The Southern Bangkok Criminal Court's acquittal on Friday of a lese majeste defendant should be a great relief, not just to the defendant but to all fair-minded individuals who love our monarch but who disagree with the abuse of this law for political or whatever reasons.
The court ruled that there was insufficient evidence to convict Yuthapoom Madnok of Si Sa Ket on two counts of lese majeste. He had been accused of making defamatory comments about members of the royal family while watching TV news, and of writing insulting words directed at the monarchy on a CD. The charges were brought against him by public prosecutors.
Both alleged offences were committed in 2010 in the privacy of the home the defendant shared with his elder brother Thanawat Madnok, who laid the charges, and there were no other witnesses.
The two were reported to have been feuding at the time over a car-wash business that they jointly owned.
Yuthapoom was arrested in 2011, about a year later, after his brother finally lodged a complaint with the police.

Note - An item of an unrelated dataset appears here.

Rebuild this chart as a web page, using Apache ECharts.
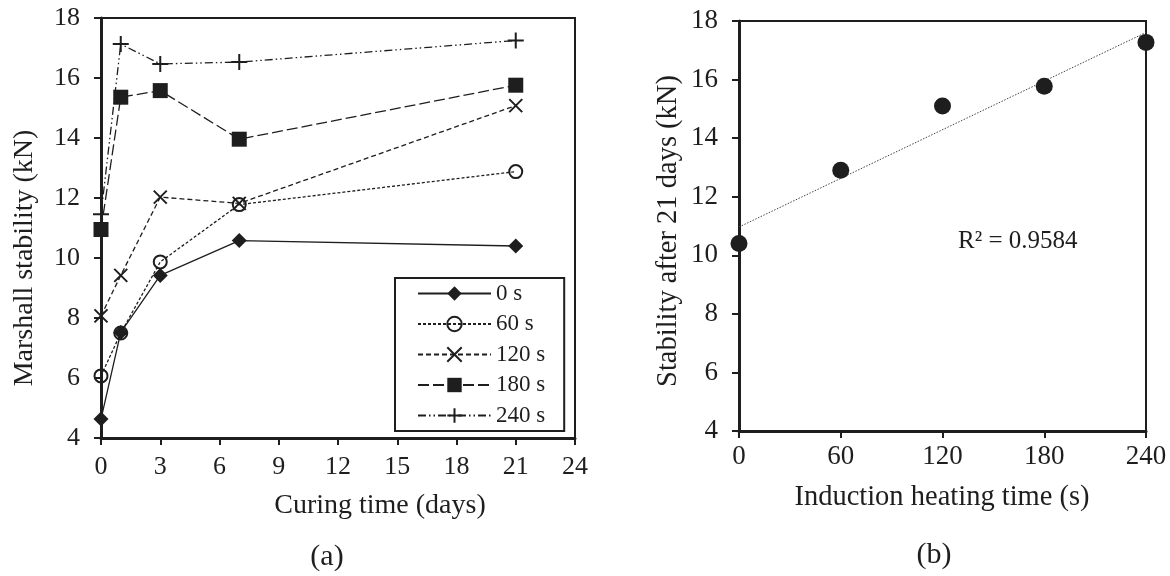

He was denied bail twice and kept in detention until his acquittal, and was due to be released later on Friday.
Like most lese majeste cases, this trial attracted the attention of both international and local human rights organisations. I personally find it worthy of a case study, especially regarding the extent to which interpretation of the lese majeste law can be taken and the seeming abuse of the law.

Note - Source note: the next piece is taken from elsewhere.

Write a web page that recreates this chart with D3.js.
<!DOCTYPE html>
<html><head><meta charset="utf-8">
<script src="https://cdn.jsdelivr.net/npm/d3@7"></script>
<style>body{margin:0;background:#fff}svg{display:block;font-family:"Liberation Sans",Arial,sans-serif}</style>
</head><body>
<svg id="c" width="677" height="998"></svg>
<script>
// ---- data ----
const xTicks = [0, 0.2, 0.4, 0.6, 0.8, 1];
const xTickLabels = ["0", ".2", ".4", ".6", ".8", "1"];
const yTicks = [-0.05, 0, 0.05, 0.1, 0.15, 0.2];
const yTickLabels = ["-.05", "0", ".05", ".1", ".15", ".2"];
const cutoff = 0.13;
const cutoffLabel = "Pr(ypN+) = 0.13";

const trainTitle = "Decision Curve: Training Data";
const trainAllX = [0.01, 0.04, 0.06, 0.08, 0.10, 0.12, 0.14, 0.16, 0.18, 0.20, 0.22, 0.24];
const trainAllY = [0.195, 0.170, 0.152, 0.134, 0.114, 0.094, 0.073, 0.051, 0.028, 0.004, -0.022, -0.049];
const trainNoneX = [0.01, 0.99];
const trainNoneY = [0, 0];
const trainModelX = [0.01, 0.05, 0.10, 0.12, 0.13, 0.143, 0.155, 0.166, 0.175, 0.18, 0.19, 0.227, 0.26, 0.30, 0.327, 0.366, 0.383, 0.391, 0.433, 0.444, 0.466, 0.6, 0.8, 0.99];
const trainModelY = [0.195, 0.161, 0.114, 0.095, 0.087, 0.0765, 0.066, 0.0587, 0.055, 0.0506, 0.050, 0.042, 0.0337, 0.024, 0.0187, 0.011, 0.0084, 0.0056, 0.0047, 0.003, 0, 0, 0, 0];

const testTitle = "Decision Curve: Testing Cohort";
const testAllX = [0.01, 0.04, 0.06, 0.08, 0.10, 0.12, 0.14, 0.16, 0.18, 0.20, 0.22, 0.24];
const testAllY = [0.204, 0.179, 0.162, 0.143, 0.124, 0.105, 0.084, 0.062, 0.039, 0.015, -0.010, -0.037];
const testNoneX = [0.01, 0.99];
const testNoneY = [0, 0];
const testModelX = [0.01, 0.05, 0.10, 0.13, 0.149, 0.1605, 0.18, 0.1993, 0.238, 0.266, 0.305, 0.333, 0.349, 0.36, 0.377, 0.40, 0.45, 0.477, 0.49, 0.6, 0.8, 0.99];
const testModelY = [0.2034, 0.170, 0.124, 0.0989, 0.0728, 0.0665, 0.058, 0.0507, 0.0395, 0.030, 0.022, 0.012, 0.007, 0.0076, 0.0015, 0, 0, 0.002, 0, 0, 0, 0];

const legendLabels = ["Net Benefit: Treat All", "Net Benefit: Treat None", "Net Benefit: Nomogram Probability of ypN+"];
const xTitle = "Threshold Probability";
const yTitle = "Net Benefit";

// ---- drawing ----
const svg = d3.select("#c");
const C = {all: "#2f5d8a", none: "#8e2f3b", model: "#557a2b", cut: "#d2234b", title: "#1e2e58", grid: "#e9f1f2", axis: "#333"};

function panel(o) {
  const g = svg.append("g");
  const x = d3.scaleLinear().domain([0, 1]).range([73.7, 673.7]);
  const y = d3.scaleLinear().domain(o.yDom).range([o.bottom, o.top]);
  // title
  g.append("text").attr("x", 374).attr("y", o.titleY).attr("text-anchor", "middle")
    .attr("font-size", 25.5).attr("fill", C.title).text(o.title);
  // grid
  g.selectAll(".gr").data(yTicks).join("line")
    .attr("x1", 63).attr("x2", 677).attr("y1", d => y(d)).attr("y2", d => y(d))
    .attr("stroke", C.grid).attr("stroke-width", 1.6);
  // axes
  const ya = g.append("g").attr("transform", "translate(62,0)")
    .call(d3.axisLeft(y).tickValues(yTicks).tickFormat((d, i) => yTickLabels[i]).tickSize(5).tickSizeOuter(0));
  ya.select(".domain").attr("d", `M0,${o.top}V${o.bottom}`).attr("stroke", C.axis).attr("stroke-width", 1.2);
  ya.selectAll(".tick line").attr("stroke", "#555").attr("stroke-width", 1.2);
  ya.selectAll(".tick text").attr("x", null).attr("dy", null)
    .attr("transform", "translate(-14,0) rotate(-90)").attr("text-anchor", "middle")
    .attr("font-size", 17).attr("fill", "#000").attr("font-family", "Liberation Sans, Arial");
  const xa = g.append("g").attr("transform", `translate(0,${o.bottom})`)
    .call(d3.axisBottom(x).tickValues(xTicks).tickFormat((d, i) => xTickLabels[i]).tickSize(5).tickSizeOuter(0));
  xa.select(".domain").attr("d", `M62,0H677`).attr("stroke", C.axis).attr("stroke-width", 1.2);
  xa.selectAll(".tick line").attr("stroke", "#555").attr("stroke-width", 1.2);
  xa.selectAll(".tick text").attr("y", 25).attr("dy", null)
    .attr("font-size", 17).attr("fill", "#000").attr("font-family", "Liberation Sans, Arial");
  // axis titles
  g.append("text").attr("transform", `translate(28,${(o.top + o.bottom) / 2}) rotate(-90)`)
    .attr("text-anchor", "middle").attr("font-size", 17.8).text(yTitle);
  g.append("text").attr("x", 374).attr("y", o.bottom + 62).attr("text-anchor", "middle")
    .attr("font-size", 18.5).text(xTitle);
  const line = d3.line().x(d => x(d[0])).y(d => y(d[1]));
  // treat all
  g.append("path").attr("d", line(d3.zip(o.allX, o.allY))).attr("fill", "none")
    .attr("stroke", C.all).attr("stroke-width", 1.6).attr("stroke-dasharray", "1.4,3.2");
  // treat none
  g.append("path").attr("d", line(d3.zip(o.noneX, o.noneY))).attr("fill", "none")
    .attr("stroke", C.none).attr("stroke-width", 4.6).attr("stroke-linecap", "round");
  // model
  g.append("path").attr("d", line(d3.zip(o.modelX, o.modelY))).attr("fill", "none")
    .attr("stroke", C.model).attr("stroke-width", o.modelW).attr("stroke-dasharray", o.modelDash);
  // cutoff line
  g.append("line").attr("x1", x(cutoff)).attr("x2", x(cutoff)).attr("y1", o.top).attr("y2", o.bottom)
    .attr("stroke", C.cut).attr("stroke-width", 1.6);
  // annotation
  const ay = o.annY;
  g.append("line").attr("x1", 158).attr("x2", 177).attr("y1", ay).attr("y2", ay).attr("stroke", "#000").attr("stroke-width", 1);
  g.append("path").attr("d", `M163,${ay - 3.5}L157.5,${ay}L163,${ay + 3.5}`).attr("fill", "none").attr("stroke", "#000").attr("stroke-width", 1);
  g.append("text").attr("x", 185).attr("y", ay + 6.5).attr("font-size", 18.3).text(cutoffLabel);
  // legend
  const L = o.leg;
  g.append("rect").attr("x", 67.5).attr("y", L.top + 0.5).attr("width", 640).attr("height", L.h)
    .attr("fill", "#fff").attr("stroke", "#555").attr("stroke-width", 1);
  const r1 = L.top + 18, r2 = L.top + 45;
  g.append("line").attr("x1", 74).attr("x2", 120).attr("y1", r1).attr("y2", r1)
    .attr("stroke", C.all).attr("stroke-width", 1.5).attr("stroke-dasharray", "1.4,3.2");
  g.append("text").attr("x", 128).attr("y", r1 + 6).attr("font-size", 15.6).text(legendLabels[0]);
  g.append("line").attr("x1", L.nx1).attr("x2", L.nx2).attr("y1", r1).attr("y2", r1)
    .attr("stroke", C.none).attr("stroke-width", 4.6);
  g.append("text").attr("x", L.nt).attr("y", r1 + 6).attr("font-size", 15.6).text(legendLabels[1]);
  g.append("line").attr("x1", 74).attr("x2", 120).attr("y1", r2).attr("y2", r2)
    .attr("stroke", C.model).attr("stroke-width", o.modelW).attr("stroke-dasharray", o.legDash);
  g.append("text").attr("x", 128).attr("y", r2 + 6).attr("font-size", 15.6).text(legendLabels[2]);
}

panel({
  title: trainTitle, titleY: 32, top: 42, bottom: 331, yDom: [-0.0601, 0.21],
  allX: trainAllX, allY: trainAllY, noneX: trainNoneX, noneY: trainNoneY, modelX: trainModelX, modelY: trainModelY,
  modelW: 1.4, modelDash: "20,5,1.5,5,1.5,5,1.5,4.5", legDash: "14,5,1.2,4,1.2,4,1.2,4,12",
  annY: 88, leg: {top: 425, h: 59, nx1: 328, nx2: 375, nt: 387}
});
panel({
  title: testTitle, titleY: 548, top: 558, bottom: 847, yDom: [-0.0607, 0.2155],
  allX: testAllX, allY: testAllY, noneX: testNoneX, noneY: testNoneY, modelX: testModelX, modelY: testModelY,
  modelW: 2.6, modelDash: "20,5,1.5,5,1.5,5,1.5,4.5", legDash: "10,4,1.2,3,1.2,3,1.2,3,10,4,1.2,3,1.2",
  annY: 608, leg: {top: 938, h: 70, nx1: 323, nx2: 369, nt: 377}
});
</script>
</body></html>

First of all, there is the fact that the feud between the brothers prompted one of them to file a complaint with the police. Then there were the so-called facts about the alleged offence - the alleged defamatory remarks and alleged writing of an insult on a CD – done within the confines of the family home and not in public, as has been the case in other high-profile lese majeste cases.
I really question the judgement of the police in accepting the case and passing it to the prosecutors in the full knowledge that it was motivated by a family business conflict. The prosecutors, too, should have done a better job in screening the case before forwarding it to the court.
Had the case been dropped by the police, or by the public prosecutors, Yuthapoom would not have been incarcerated for a year. It was clearly an abuse of the law. Who will carry the cost of any compensation he eventually receives? We, the taxpayers, of course.
The monarchy is widely respected and should be protected, but abusing the lese majeste law is by no means a way to demonstrate loyalty to, or to protect, the highest institution.